O desejo maior, reforça, é que ninguém mais passe por dor tão grande.

Trajetória
Os irmãos Gildásio Filho e Felipe tentam, aos poucos, se recuperar. Quando o prédio desabou, eles reviveram a dor da perda. Há 1 ano e 8 meses, a mãe deles havia falecido.  "Minha irmã teve um sonho que minha mãe pedia pros três irmãos viajarem para sentir a presença dela. Por incrível que pareça, essa viagem foi dia 15 de setembro e acabou sendo a nossa despedida da nossa irmã", relata. Na última viagem, os irmãos foram aos Estados Unidos.

Felipe relembra que, o pai e a irmã haviam se mudado para o Edifício Andrea 15 dias antes da ocorrência. "Eu até ajudei a fazer a mudança e (eles) só iriam ficar até janeiro. Minha irmã não gostou muito da localização. Eu até perguntei se ela queria se mudar, uma semana antes.
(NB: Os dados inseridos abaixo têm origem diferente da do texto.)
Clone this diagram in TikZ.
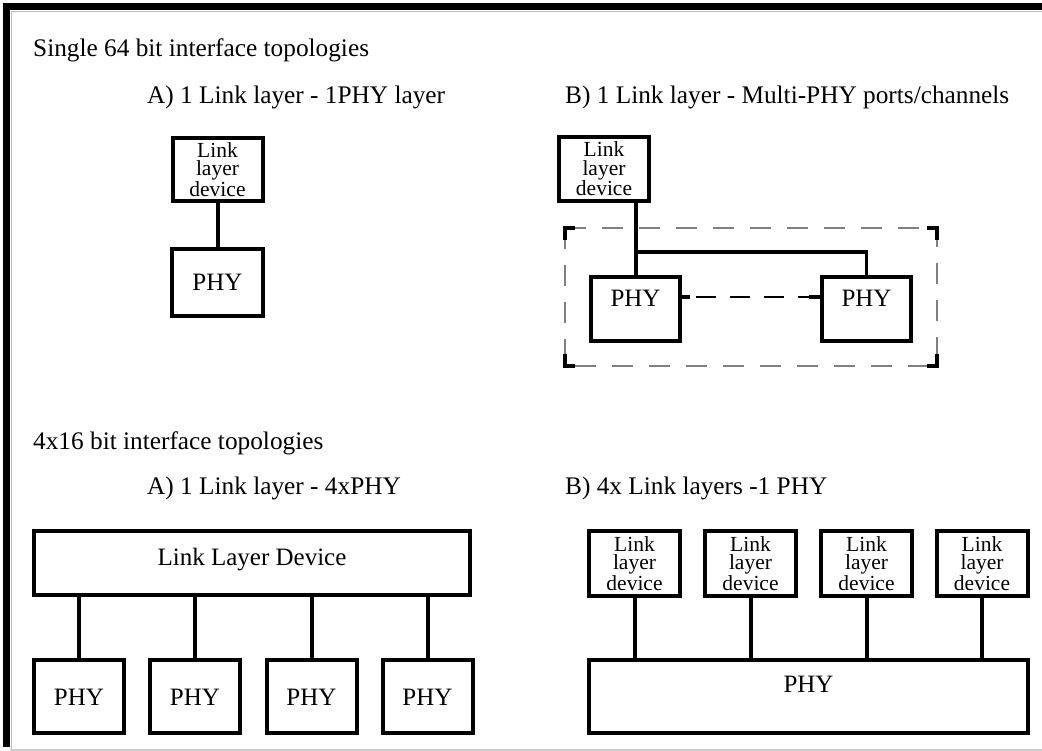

E ela disse que só não ia se mudar porque ela ia se preparar para a prova da residência da Psicologia. E assim que terminasse a prova ela já ia procurar o apartamento dela", relata.
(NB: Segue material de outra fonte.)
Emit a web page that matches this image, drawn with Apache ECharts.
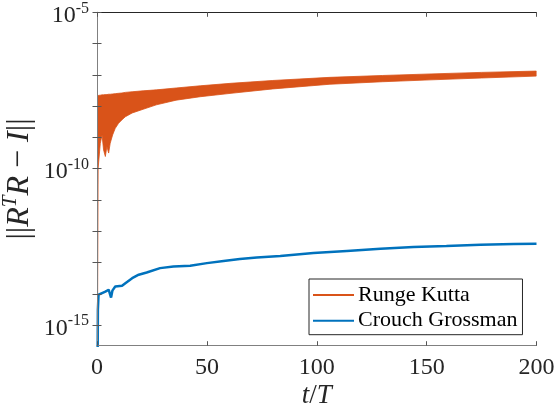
<!DOCTYPE html>
<html>
<head>
<meta charset="utf-8">
<script src="https://cdn.jsdelivr.net/npm/echarts@6/dist/echarts.min.js"></script>
<style>
html,body{margin:0;padding:0;background:#fff;}
#chart{width:554px;height:414px;}
</style>
</head>
<body>
<div id="chart"></div>
<script>
// Runge Kutta: oscillating band, lower and upper envelopes (shared t samples)
var rkT = [0.25, 0.5, 1.5, 2.3, 3.0, 3.8, 4.5, 5.3, 6.0, 7.1, 8.3, 9.8, 11.3, 12.9, 16, 21, 27, 36, 47, 61, 80, 106, 130, 152, 175, 200];
var rkLower = [5.0e-15, 1.0e-10, 6.46e-10, 1.20e-9, 3.98e-10, 2.45e-10, 5.13e-10, 3.16e-10, 6.46e-10, 1.20e-9, 1.95e-9, 2.82e-9, 3.63e-9, 4.57e-9, 6.03e-9, 7.94e-9, 1.10e-8, 1.55e-8, 2.00e-8, 2.57e-8, 3.55e-8, 5.01e-8, 6.03e-8, 6.92e-8, 7.94e-8, 9.12e-8];
var rkUpper = [2.19e-8, 2.19e-8, 2.24e-8, 2.29e-8, 2.29e-8, 2.34e-8, 2.34e-8, 2.40e-8, 2.40e-8, 2.45e-8, 2.51e-8, 2.57e-8, 2.63e-8, 2.75e-8, 2.88e-8, 3.09e-8, 3.31e-8, 3.80e-8, 4.47e-8, 5.37e-8, 6.61e-8, 8.32e-8, 9.55e-8, 1.07e-7, 1.20e-7, 1.32e-7];

// Crouch Grossman
var cgT = [0.3, 0.4, 0.7, 1.2, 2.3, 3.8, 5.3, 6.4, 7.0, 8.3, 11.4, 12.9, 16, 19, 22.6, 28.7, 34.8, 42.4, 50, 57.6, 65, 72.7, 83.4, 98.5, 113.7, 129, 144, 159, 174.5, 189.7, 200];
var cgVal = [1e-16, 3.02e-15, 9.33e-15, 8.71e-15, 1.05e-14, 1.17e-14, 1.35e-14, 7.59e-15, 1.26e-14, 1.70e-14, 1.82e-14, 2.19e-14, 3.16e-14, 4.07e-14, 4.79e-14, 6.61e-14, 7.41e-14, 7.94e-14, 9.55e-14, 1.12e-13, 1.29e-13, 1.45e-13, 1.62e-13, 2.00e-13, 2.34e-13, 2.75e-13, 3.16e-13, 3.39e-13, 3.72e-13, 3.89e-13, 3.98e-13];

var xTicks = [0, 50, 100, 150, 200];
var yTickValues = [1e-15, 1e-14, 1e-13, 1e-12, 1e-11, 1e-10, 1e-9, 1e-8, 1e-7, 1e-6, 1e-5];
var yLabelValues = [1e-15, 1e-10, 1e-5];
var legendNames = ['Runge Kutta', 'Crouch Grossman'];

var ORANGE = '#D95319', BLUE = '#0072BD';
var FONT = 'Liberation Serif';
var yMin = Math.pow(10, -15.66), yMax = 1e-5;

var bandData = rkT.map(function (t, i) { return [t, rkLower[i], rkUpper[i]]; });
var cgData = cgT.map(function (t, i) { return [t, cgVal[i]]; });

var chart = echarts.init(document.getElementById('chart'), null, {renderer: 'canvas'});

function renderBand(params, api) {
  if (params.dataIndex !== 0) return null;
  var pts = [];
  var i;
  for (i = 0; i < bandData.length; i++) pts.push(api.coord([bandData[i][0], bandData[i][2]]));
  for (i = bandData.length - 1; i >= 0; i--) pts.push(api.coord([bandData[i][0], bandData[i][1]]));
  var cs = params.coordSys;
  return {
    type: 'polygon',
    silent: true,
    shape: {points: pts},
    style: {fill: ORANGE, stroke: ORANGE, lineWidth: 0.8},
    clipPath: {type: 'rect', shape: {x: cs.x, y: cs.y, width: cs.width, height: cs.height}}
  };
}

function yAxisBase(showLabels, pos) {
  return {
    type: 'log', logBase: 10, min: yMin, max: yMax, position: pos, z: 5,
    nameMoveOverlap: false,
    axisLine: {show: true, lineStyle: {color: '#808080', width: 1}},
    axisTick: {show: true, inside: true, length: 4.5, lineStyle: {color: '#555'}, customValues: yTickValues},
    splitLine: {show: false},
    minorTick: {show: false},
    axisLabel: showLabels ? {
      show: true, margin: 8, customValues: yLabelValues,
      formatter: function (v) { var e = Math.round(Math.log10(v)); return '{b|10}{s|' + e + '}'; },
      rich: {
        b: {fontFamily: FONT, fontSize: 24, color: '#262626', padding: [7, 0, 0, 0], lineHeight: 24},
        s: {fontFamily: FONT, fontSize: 16, color: '#262626', verticalAlign: 'top', lineHeight: 16}
      }
    } : {show: false}
  };
}

var option = {
  animation: false,
  backgroundColor: '#fff',
  grid: {left: 97, right: 17.5, top: 12.3, bottom: 68.3, containLabel: false, outerBoundsMode: 'none'},
  legend: {
    data: legendNames,
    orient: 'vertical', left: 309, top: 279,
    icon: 'rect', itemWidth: 41, itemHeight: 2, itemGap: 3.7,
    padding: [5, 5, 3, 4],
    backgroundColor: '#fff', borderColor: '#262626', borderWidth: 1, borderRadius: 0,
    textStyle: {fontFamily: FONT, fontSize: 22, color: '#000', lineHeight: 22, padding: [0, 0, 0, -1]},
    selectedMode: false
  },
  xAxis: [{
    type: 'value', min: 0, max: 200, interval: 50, position: 'bottom', z: 5,
    name: '{i|t}{n|/}{i|T}', nameLocation: 'middle', nameGap: 37, nameMoveOverlap: false,
    nameTextStyle: {rich: {
      i: {fontFamily: FONT, fontStyle: 'italic', fontSize: 27, color: '#262626'},
      n: {fontFamily: FONT, fontSize: 27, color: '#262626'}
    }},
    axisLine: {show: true, lineStyle: {color: '#808080', width: 1}},
    axisTick: {show: true, inside: true, length: 4.5, lineStyle: {color: '#555'}},
    splitLine: {show: false},
    axisLabel: {show: true, margin: 10, fontFamily: FONT, fontSize: 24, color: '#262626'}
  }, {
    type: 'value', min: 0, max: 200, interval: 50, position: 'top', z: 5,
    axisLine: {show: true, onZero: false, lineStyle: {color: '#262626', width: 1}},
    axisTick: {show: true, inside: true, length: 4.5, lineStyle: {color: '#555'}},
    splitLine: {show: false},
    axisLabel: {show: false}
  }],
  yAxis: [
    Object.assign(yAxisBase(true, 'left'), {
      name: '{n|||}{i|R}{s|T}{i|R}{n| − }{i|I}{n|||}',
      nameLocation: 'middle', nameRotate: 90, nameGap: 65,
      nameTextStyle: {rich: {
        n: {fontFamily: FONT, fontSize: 32, color: '#262626', padding: [7, 0, 0, 0], lineHeight: 32},
        i: {fontFamily: FONT, fontStyle: 'italic', fontSize: 32, color: '#262626', padding: [7, 0, 0, 0], lineHeight: 32},
        s: {fontFamily: FONT, fontStyle: 'italic', fontSize: 21, color: '#262626', verticalAlign: 'top', lineHeight: 21}
      }}
    }),
    yAxisBase(false, 'right')
  ],
  series: [{
    name: 'Runge Kutta', type: 'custom', data: bandData,
    xAxisIndex: 0, yAxisIndex: 0,
    encode: {x: 0, y: [1, 2]},
    color: ORANGE, itemStyle: {color: ORANGE},
    renderItem: renderBand
  }, {
    name: 'Crouch Grossman', type: 'line', data: cgData,
    xAxisIndex: 0, yAxisIndex: 0,
    showSymbol: false, symbol: 'none', color: BLUE,
    lineStyle: {color: BLUE, width: 2.5}
  }]
};
chart.setOption(option);
</script>
</body>
</html>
O apartamento 301, onde as vítimas estavam na hora da queda do prédio, pertencia a uma tia de Nayara. No dia da ocorrência, Felipe estava em Brasília e disse ter tido conhecimento sobre o fato através de um grupo de whats app de colegas de trabalho em Fortaleza.

Ele havia falado com Nayara no começo da manhã do dia 15. A irmã o perguntou sobre um livro. Ele indicou que o mesmo devia estar em um apartamento de sua propriedade no Porto das Dunas, em Aquiraz. Nayara e Gildásio foram buscar o livro e quando regressaram à Fortaleza houve o desabamento.

Legenda: Nayara e Gildásio em viagem feita em setembro de 2019

"Quando eu vi o vídeo, eu reconheci o muro. Eu entrei em desespero porque eles poderiam tá lá. Eu comecei a ligar para o meu pai. Ligava, ligava e não atendia e liguei para minha irmã estava na caixa postal. Liguei apavorado para os meus tios. Dizendo que eles estavam no prédio. Ninguém entendia nada. Foi algo, assim, aterrorizante. Eu entrei em contato com meu condomínio (Porto das Dunas) e tenho uma imagem deles indo buscar o livro às 9h40. Queria ver se eles estavam no caminho. Mas infelizmente eles haviam chegado poucos minutos antes do desabamento". Felipe e Gildásio Filho chegaram em Fortaleza na noite do dia 15 de outubro.

Hoje, nenhum dos dois irmãos reside na Capital cearense. O vínculo que tinham com a cidade, explica ele, eram os familiares. "Eu tinha uma família completamente feliz, bem estruturada. Hoje só sobrou eu e meu irmão. É muito difícil a gente saber que um evento assim tão traumático e tão absurdo levou nosso pai e nossa irmã".

Suporte à família

Nenhum dos dois irmãos foi chamado para depor e uma tia deles segue acompanhando os trâmites do caso em Fortaleza. Felipe ressalta que a Defensoria Pública tem dado suporte à família e que, vez ou outra, ele tem regressado à cidade para resolver burocracias. Os planos é de permanecer em Brasília e o do irmão de continuar em São Paulo.

Na quinta-feira (14), a Polícia Civil do Ceará informou que 36 pessoas foram ouvidas durante as investigações, porém precisa de mais tempo para concluir as análises, então pedirá à Justiça uma extensão do prazo. Portanto, ainda não há como apontar causas e culpados. Já a Perícia Forense do Estado do Ceará (Pefoce), por meio do Núcleo de Perícia e Engenharia Legal e Meio Ambiente (Nupelm), revelou que “ainda não é possível estabelecer um prazo para a conclusão do laudo”, que deve apontar as causas da queda.  

A Secretaria dos Direitos Humanos e Desenvolvimento Social de Fortaleza (SDHDS), responsável pela distribuição dos objetos resgatados, foi questionada sobre o prazo de devolução dos bens às famílias e forma. Os parentes receberam os objetos na quarta-feira (13) no Ginásio Aécio de Borba. Mas, até a publicação dessa matéria a SDHDS não deu retorno.